Installing source code to the target directory
The purpose of using Stow is to make your system think an application is installed into a default directory when it is actually installed into a directory in the /usr/local/stow tree. To see how this works, let’s look at a sample installation of Prozilla with Stow. The steps of this installation are as follows:
  1. Create the target directory for Prozilla with the command mkdir /usr/local/stow/prozilla.
  2. Enter the directory containing the Prozilla source code with the command cd /src/prozilla.
  3. Run the Prozilla configure with no options with the command ./configure.
  4. Create the proz executable with the command make.
  5. Install Prozilla to the /usr/local/stow/prozilla/ directory with the command: make install prefix /usr/local/stow/prozilla.

At this point, Prozilla has been installed into the /usr/local/stow/prozilla directory; however, if the following command is run:
which proz

then the proz command will not be found. This is because Prozilla has not been stowed yet. To stow Prozilla, first enter the /usr/local/stow directory with the command:
cd /usr/local/stow

Then, stow Prozilla with the command
stow prozilla

The stow command will create symbolic links to /usr/local/stow/prozilla in /usr/local/bin. At this point, the proz command will execute as if Prozilla has been installed in /usr/local/.

Configure with prefix
When software is installed from source code, the normal method for changing the installation directory is to use the —prefix option with the ./configure command. For example, the following command:
./configure —prefix /usr/local/prozilla

will change the default directory for Prozilla from /usr/local/ to /usr/local/prozilla. Users often use this command to install an application to the /usr/local/stow/<program-name>/ directory. When this method is used, the program may still be run from the stowed directory, but this will create two problems. First, the program will not run from its target directory. Second, when the prefix is set to the stowed directory, the program will look for any shared resources required in the Stow directory tree. However, the stowed target directory contains only files that belong to the program itself, so any shared resources will be unavailable.

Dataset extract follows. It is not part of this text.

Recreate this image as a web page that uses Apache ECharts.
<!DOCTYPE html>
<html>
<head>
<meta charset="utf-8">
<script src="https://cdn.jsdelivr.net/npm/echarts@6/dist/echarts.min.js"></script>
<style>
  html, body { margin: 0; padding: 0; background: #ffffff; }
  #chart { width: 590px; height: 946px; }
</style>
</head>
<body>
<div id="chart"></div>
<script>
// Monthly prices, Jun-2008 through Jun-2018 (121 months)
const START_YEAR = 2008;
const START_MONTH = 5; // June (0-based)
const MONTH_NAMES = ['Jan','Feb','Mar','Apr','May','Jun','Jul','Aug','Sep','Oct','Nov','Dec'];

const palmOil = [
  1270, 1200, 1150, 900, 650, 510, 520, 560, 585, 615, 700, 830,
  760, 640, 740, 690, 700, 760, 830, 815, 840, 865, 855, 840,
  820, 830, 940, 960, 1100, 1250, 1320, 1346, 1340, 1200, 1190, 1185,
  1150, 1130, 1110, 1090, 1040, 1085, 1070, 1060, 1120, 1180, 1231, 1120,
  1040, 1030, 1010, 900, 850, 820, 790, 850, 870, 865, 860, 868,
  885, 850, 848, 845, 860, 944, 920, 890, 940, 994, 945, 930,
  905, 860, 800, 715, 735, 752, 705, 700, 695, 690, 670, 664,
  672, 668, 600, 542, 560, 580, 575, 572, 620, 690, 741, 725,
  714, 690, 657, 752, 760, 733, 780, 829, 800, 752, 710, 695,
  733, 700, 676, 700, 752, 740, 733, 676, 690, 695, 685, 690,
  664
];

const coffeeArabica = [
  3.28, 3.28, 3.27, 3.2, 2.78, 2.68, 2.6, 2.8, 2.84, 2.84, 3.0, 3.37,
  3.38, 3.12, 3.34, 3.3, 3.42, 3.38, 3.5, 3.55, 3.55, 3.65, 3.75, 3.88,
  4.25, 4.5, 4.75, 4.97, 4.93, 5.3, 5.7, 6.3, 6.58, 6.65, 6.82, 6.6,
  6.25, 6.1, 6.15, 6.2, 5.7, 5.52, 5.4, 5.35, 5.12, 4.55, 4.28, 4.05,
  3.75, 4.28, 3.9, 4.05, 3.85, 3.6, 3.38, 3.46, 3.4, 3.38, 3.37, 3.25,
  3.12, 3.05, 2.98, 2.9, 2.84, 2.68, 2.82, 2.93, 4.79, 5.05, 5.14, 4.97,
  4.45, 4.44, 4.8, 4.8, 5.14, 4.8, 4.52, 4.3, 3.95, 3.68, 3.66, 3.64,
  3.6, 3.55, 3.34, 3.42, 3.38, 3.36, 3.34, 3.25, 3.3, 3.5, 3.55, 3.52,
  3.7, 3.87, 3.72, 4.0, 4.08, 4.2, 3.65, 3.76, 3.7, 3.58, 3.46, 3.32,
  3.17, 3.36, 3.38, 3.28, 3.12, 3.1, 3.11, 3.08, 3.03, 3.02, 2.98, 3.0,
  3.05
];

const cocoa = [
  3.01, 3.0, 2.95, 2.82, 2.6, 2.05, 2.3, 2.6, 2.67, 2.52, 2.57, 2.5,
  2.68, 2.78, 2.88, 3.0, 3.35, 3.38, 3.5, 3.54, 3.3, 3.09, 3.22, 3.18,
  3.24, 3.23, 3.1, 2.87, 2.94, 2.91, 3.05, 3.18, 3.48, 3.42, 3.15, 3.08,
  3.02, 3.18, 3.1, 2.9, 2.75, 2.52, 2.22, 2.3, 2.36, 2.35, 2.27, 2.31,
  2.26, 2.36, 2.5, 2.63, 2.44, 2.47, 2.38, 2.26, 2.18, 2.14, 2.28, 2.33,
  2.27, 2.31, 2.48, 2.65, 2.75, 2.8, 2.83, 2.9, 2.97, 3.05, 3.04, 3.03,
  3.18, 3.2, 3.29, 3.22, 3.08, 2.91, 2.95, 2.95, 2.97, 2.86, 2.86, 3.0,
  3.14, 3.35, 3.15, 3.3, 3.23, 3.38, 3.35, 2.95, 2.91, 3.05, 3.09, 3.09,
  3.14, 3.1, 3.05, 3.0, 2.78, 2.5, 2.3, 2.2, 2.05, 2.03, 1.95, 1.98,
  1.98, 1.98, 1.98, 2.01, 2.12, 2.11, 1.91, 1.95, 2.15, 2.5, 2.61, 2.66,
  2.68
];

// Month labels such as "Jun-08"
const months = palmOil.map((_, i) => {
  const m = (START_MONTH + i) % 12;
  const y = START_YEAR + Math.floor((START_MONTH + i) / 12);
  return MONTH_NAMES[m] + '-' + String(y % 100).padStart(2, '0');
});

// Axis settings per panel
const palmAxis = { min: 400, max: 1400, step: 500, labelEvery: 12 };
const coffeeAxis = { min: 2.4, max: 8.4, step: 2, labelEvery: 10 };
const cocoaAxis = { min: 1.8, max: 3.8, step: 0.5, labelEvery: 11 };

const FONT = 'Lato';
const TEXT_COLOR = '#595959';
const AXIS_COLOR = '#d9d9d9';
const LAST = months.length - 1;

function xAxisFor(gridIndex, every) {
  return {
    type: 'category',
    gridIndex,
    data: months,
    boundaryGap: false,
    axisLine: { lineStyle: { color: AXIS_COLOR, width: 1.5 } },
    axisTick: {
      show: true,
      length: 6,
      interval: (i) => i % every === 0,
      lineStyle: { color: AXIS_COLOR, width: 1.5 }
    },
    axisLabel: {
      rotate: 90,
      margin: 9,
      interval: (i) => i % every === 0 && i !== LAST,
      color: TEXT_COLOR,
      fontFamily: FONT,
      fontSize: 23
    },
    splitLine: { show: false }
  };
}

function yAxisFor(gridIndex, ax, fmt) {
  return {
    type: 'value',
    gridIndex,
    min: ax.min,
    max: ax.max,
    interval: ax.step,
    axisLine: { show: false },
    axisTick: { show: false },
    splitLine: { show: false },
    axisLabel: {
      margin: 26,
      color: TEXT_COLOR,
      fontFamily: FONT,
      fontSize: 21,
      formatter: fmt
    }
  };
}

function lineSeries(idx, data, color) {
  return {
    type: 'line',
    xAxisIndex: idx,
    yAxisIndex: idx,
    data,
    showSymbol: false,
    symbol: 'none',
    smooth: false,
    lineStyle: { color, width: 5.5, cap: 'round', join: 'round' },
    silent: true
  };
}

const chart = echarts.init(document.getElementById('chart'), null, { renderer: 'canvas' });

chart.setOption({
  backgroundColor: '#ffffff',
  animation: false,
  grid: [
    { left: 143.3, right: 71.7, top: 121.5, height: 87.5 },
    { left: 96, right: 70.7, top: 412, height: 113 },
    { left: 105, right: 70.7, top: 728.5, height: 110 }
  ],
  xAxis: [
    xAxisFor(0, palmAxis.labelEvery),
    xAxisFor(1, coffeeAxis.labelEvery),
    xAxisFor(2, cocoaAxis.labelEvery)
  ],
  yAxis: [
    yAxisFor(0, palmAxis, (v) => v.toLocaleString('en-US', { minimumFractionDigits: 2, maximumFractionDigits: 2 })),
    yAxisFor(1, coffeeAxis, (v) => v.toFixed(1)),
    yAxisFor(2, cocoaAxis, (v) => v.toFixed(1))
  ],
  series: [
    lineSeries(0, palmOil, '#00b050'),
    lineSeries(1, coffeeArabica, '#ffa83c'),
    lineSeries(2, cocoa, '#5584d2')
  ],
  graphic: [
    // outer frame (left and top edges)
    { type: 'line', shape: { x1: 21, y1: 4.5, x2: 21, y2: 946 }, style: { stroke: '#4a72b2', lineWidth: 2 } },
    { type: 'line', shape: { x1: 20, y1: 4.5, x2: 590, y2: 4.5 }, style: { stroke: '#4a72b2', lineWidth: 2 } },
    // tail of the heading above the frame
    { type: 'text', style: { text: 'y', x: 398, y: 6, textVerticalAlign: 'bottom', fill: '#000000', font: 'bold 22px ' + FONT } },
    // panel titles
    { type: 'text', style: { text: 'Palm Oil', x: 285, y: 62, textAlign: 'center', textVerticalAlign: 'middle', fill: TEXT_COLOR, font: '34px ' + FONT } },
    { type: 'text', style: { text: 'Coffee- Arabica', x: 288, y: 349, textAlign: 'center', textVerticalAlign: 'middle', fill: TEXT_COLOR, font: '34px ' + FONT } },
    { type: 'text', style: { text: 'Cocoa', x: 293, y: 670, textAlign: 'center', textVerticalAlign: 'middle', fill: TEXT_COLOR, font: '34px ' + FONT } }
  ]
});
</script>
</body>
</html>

To make the program appear to be installed in the /usr/local/ tree but actually divert the installation into the stowed directory tree, the prefix option is used with this make install command:
make install prefix=/usr/local/stow/<program-name>

Removing stowed packages
When a stowed package is removed, Stow actually removes the package from the target directory but leaves the stowed directory intact. During the deletion process, Stow recursively scans through the target directory tree and removes any symbolic links pointing back to the package. The deletion process will also delete any directory that contains only symbolic links to the package being deleted. The command used to remove a package is:
stow -D <package-name>

The delete option is useful when changes are made to the configuration of a package and you want the target to reflect these changes. For example, if changes are made to Prozilla and you want the target directory to reflect these changes, use the following steps:
  1. Run the command stow -D prozilla.
  2. Make any necessary changes to the Prozilla configuration.
  3. Run the command stow prozilla.

The target directory will now contain symbolic links pointing to the updated Prozilla configuration.

Remove and then stow
Always remove a package prior to making any changes to the package directory. Then, stow the application again. This will help you avoid using broken symbolic links.

Conclusion
Stow is a great utility that Linux administrators should take advantage of on a regular basis. Easy to install and use, Stow makes the installation of programs from source code a more manageable process. Consider using Stow the next time you install a complex program or any program you want to test before placing it in a production environment. By employing Stow in this way, you can avoid critical installation errors that could cripple a server or desktop computer.